Monday, March 17, 2014

Warren Buffett: Dividends and Acquisitions

Warren Buffett’s Berkshire Hathaway BRK is facing a dividend challenge from a small investor. The investor is seeking a resolution to be voted upon at BRK’s annual May meeting. The resolution calls for a regular dividend. BRK argues against the resolution on technical grounds stating the board already decides each year on shareholder distributions. To date BRK has not paid a dividend, although it has engaged in share repurchases when it considers its shares undervalued (defined as share price< 120% of intrinsic value).  Initially, it appears the investor may be right. Essentially, he argues as follows:
  1.  BRK’s share price has lagged the S&P 500 index for 5 years
  2.  Buffett admits having difficulty investing BRK’s huge cash flow and cash balances
  3.  BRK is “elephant hunting”-looking for big deals
  4.  The elephant hunting may result in forced errors
  5.  Investors could better use the funds if they were return to them via dividends as repurchases would be ill advised at BRK’s current share price
Sounds like an approach used by activists like Carl Icahn against similar large firms with excess cash (e.g. Apple).

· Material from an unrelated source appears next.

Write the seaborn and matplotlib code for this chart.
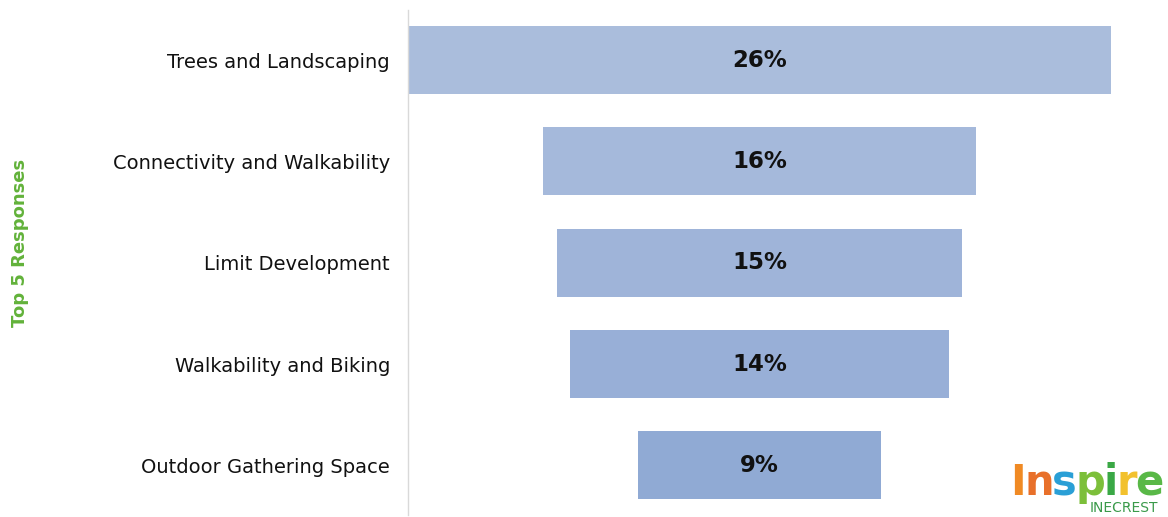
import matplotlib
matplotlib.use("Agg")
import matplotlib.pyplot as plt
import seaborn as sns
import pandas as pd

# Top five responses and their shares (percent)
categories = ["Trees and Landscaping", "Connectivity and Walkability",
              "Limit Development", "Walkability and Biking",
              "Outdoor Gathering Space"]
values = [26, 16, 15, 14, 9]
bar_colors = ["#aabddc", "#a5b9db", "#9fb4d9", "#98afd7", "#90aad4"]

df = pd.DataFrame({"response": categories, "share": values})

sns.set_theme(style="white")
plt.rcParams["font.family"] = ["DejaVu Sans"]

fig = plt.figure(figsize=(11.68, 5.17), dpi=100)
ax = fig.add_axes([408 / 1168, 2 / 517, (1111 - 408) / 1168, (515 - 2 - 8) / 517])

sns.barplot(data=df, x="share", y="response", hue="response",
            palette=bar_colors, legend=False, orient="h",
            width=0.67, ax=ax, saturation=1)

# Center each bar on the widest one to form a funnel
vmax = max(values)
for patch, v in zip(ax.patches, values):
    patch.set_x((vmax - v) / 2)
    patch.set_edgecolor("none")
    ax.text(vmax / 2, patch.get_y() + patch.get_height() / 2, f"{v}%",
            ha="center", va="center", fontsize=16.5, fontweight="bold",
            color="#111111")

ax.set_xlim(0, vmax)
ax.set_ylim(4.49, -0.494)
ax.set_xticks([])
ax.set_xlabel("")
ax.set_ylabel("")
for s in ["top", "right", "bottom"]:
    ax.spines[s].set_visible(False)
ax.spines["left"].set_color("#d9d9d9")
ax.spines["left"].set_linewidth(1.0)
ax.tick_params(axis="y", length=0, pad=13, labelsize=14, labelcolor="#111111")

fig.text(20 / 1168, 1 - 243 / 517, "Top 5 Responses", rotation=90,
         ha="center", va="center", fontsize=13, fontweight="bold",
         color="#62b23a")

# Inspire Pinecrest wordmark
letters = list("Inspire")
letter_colors = ["#f08a24", "#e8702a", "#2a9fd6", "#7cbf3a", "#3aa845", "#f2c12e", "#59b847"]
x = 1010 / 1168
renderer = fig.canvas.get_renderer()
for ch, c in zip(letters, letter_colors):
    t = fig.text(x, 1 - 483 / 517, ch, fontsize=30, fontweight="bold",
                 color=c, ha="left", va="center")
    bb = t.get_window_extent(renderer=renderer)
    x += (bb.width - 1.5) / 1168
fig.text(1090 / 1168, 1 - 508 / 517, "INECREST", fontsize=10, color="#3a9a4a",
         ha="left", va="center")

fig.savefig("out.png", dpi=100)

Buffett correctly points out dividends do not directly affect shareholder value. Dividends merely distribute value-they do not create value. What matters is who can invest the funds better-the firm or the shareholder. If the firm can do so thru organic or acquisition investments then it should retain the funds and make the appropriate capital allocations. Otherwise, the funds should be returned to shareholders. The decision rule is to retain and invest provided the expected returns exceed the cost of capital. The Dividend Discount Model shows Share Price=Dividend/ (Cost of Equity-Growth) where Growth= (1-Dividend Payout Ratio) x Return on New Investment. If investors need cash, then a better alternative, which may be more tax efficient, is for them to create homemade dividends by selling some of their shares.

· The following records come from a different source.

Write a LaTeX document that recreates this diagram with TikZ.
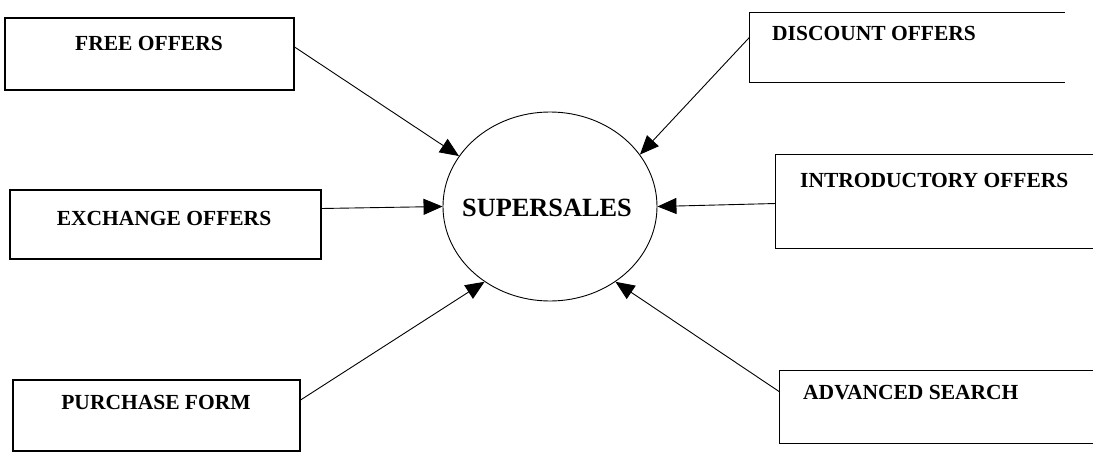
\documentclass[tikz,border=0pt]{standalone}
\usepackage{fontspec}
\setmainfont{Liberation Serif}
\usetikzlibrary{arrows.meta,calc,shapes.geometric}
\begin{document}
\begin{tikzpicture}[x=1pt,y=-1pt,
  boxshape/.style={draw,line width=1.1pt,inner sep=0pt},
  openbox/.style={inner sep=0pt},
  lbl/.style={font=\fontsize{21.5}{23}\selectfont\bfseries,inner sep=0pt},
  flow/.style={line width=0.9pt,-{Triangle[length=19pt,width=16pt]}}]
\useasboundingbox (0,0) rectangle (1093,452);
% central process
\node[ellipse,draw,line width=0.9pt,minimum width=214pt,minimum height=189pt,inner sep=0pt] (sup) at (550,206.5) {};
\node[font=\fontsize{26.3}{28}\selectfont\bfseries,inner sep=0pt] (supt) at (547,208) {SUPERSALES};
% left boxes
\node[boxshape,minimum width=289pt,minimum height=72pt] (free) at (149.5,54) {};
\node[lbl] (freet) at (149,43) {FREE OFFERS};
\node[boxshape,minimum width=311pt,minimum height=69pt] (exch) at (165.5,224.5) {};
\node[lbl] (excht) at (164,218) {EXCHANGE OFFERS};
\node[boxshape,minimum width=287pt,minimum height=71pt] (purch) at (156.5,415.5) {};
\node[lbl] (purcht) at (156,402) {PURCHASE FORM};
% right boxes (open on the right)
\node[openbox,minimum width=315pt,minimum height=69pt] (disc) at (907.5,47.5) {};
\draw[line width=1.1pt] (disc.north east) -- (disc.north west) -- (disc.south west) -- (disc.south east);
\node[lbl,anchor=west] (disct) at (772,33) {DISCOUNT OFFERS};
\node[openbox,minimum width=317pt,minimum height=93pt] (intro) at (934.5,201.5) {};
\draw[line width=1.1pt] (intro.north east) -- (intro.north west) -- (intro.south west) -- (intro.south east);
\node[lbl,anchor=west] (introt) at (800,180) {INTRODUCTORY OFFERS};
\node[openbox,minimum width=313pt,minimum height=72pt] (adv) at (936.5,407) {};
\draw[line width=1.1pt] (adv.north east) -- (adv.north west) -- (adv.south west) -- (adv.south east);
\node[lbl,anchor=west] (advt) at (803,393) {ADVANCED SEARCH};
% flows
\draw[flow] ($(free.east)+(0,-7)$) -- (sup.151.4);
\draw[flow] ($(exch.east)+(0,-16)$) -- (sup.180);
\draw[flow] ($(purch.east)+(0,-15.5)$) -- (sup.229.8);
\draw[flow] ($(disc.west)+(0,-10.5)$) -- (sup.30.8);
\draw[flow] ($(intro.west)+(0,2)$) -- (sup.0);
\draw[flow] ($(adv.west)+(0,-15)$) -- (sup.311.4);
\end{tikzpicture}
\end{document}
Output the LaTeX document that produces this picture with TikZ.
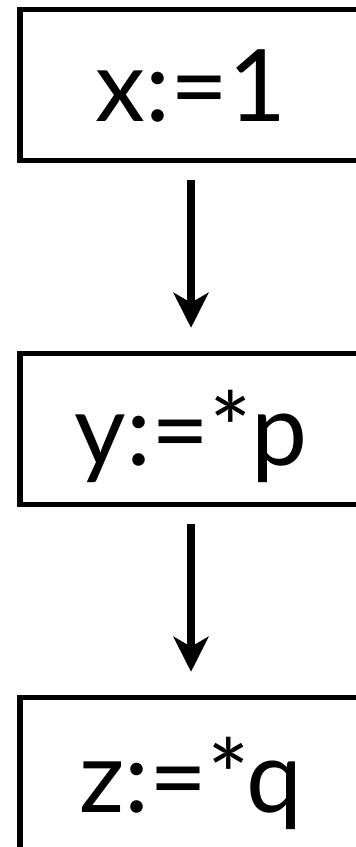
\documentclass[tikz,border=0pt]{standalone}
\usepackage{fontspec}
\setmainfont{Lato}
\usetikzlibrary{arrows.meta,positioning}

\begin{document}
\begin{tikzpicture}[
  x=1pt, y=1pt,
  stmt/.style={draw, line width=5.5pt, minimum width=342pt,
               minimum height=151pt, inner sep=0pt,
               text height=73pt, text depth=0pt,
               font=\fontsize{100}{110}\selectfont},
  flow/.style={-{Stealth[length=35pt, width=35pt, inset=10pt]},
               line width=8pt, shorten <=17pt, shorten >=23pt}
]
  \useasboundingbox (0,0) rectangle (356,-847);
  \node[stmt] (xone) at (191,-85) {x:=1};
  \node[stmt, below=187.5pt of xone]   (yderef) {y:=*p};
  \node[stmt, minimum height=156pt, below=187.5pt of yderef] (zderef) {z:=*q};

  \draw[flow] (xone)   -- (yderef);
  \draw[flow] (yderef) -- (zderef);
\end{tikzpicture}
\end{document}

Buffett’s record demonstrates good long term capital allocation decisions-albeit the last 5 years have been more problematic. Buffett, unlike the firms Icahn targets, eats his own cooking. Thus, the risks of value destructive capital misallocations from Agency Costs are reduced. BRK is more like long only hedge fund than a traditional maturing firm continuing to invest in declining projects. BRK can chose from a number of undervalued opportunities. I remember the last time Buffett was attacked as losing his touch in the 1990s with the tech boom. He was subsequently proven right.

I would trust Buffett for now to continue make good investment decisions. The dividend decision can be reconsidered should that trust turn out to be misplaced. For now, advantage Buffett.